2.2 Scatter plots of the proposed dynamic models benchmarked against two static baselines. (They are the scatter-plot extensions of Fig.6 in the submission.)

To further illustrate the consistent improvements achieved by the proposed MGT dynamic slimmable model (not limited to average metric, but also broadly consistent enhancements across most individual test samples.), the scatter plots in the following figures (Fig A.2 - A.5) extend the analysis of Fig. 6 from the submission. These plots compare the instrumental metric performance of the two proposed dynamic models and the static FTF-Net baseline, each against the zero-activation baseline, which is represented on the x-axis. The y-axis displays the scores of the three evaluated methods. The alignment of points above the y=x line indicates consistent performance improvements.

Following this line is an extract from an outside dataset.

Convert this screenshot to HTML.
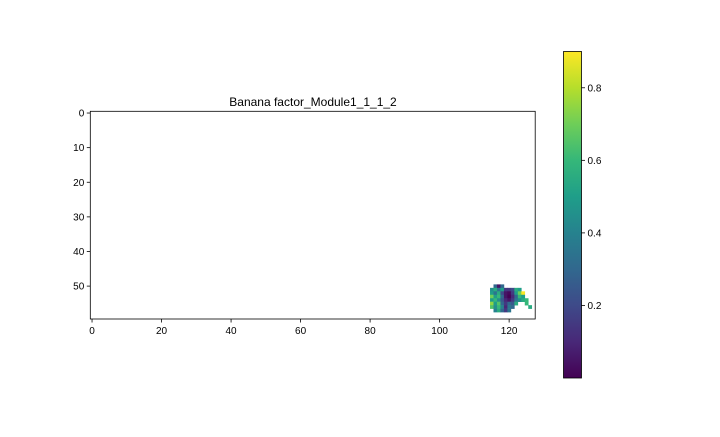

The observed trends in these scatter plots are consistent with those presented in Fig. 6. Notably, the proposed MGT dynamic model achieves performance comparable to the static FTF-Net baseline across varying SNR conditions, while utilizing only 69% of the multiply-accumulate operations (MACs). At lower SNRs, most test samples enhanced by the proposed MGT dynamic model, outperform the zero-activation baseline, as shown by the clustering of points above the diagonal. The MGT dynamic model further enhances performance beyond that of the standard dynamic model, with the same activation ratio and computational cost. At higher SNRs, the improvement trend becomes less prominent. This is expected, as the MGT dynamic model allocates fewer network resources to easier (i.e., higher-quality) samples, a behavior discussed in Section 3.B and illustrated in Fig. 7 of the submission.

'Overall, as further hilighted by scatter plots, the proposed MGT dynamic model consistently achieve comparable results to the static FTF-net, with much less computational complexity. In line with the discussions in the submission, these scatter plots also confirm that the MGT facilitates appropriate allocation of network resources according to the severity of input signal distortion, thereby contributing to improved enhancement performance.'
ESTOI Scatter
Fig A.2. Scatter plot of ESTOI scores for the proposed dynamic models and the static FTF-Net baseline, each benchmarked against the zero-activation baseline. (R is the average activation ratio.)
DNSOVL Scatter
Fig A.3. Scatter plot of DNS-MOS OVRL scores for the proposed dynamic models and the static FTF-Net baseline, each benchmarked against the zero-activation baseline. (R is the average activation ratio.)
SI-SDR Scatter
Fig A.4. Scatter plot of SISDR scores for the proposed dynamic models and the static FTF-Net baseline, each benchmarked against the zero-activation baseline. (R is the average activation ratio.)
PESQ Scatter
Fig A.5. Scatter plot of PESQ scores for the proposed dynamic models and the static FTF-Net baseline, each benchmarked against the zero-activation baseline. (R is the average activation ratio.)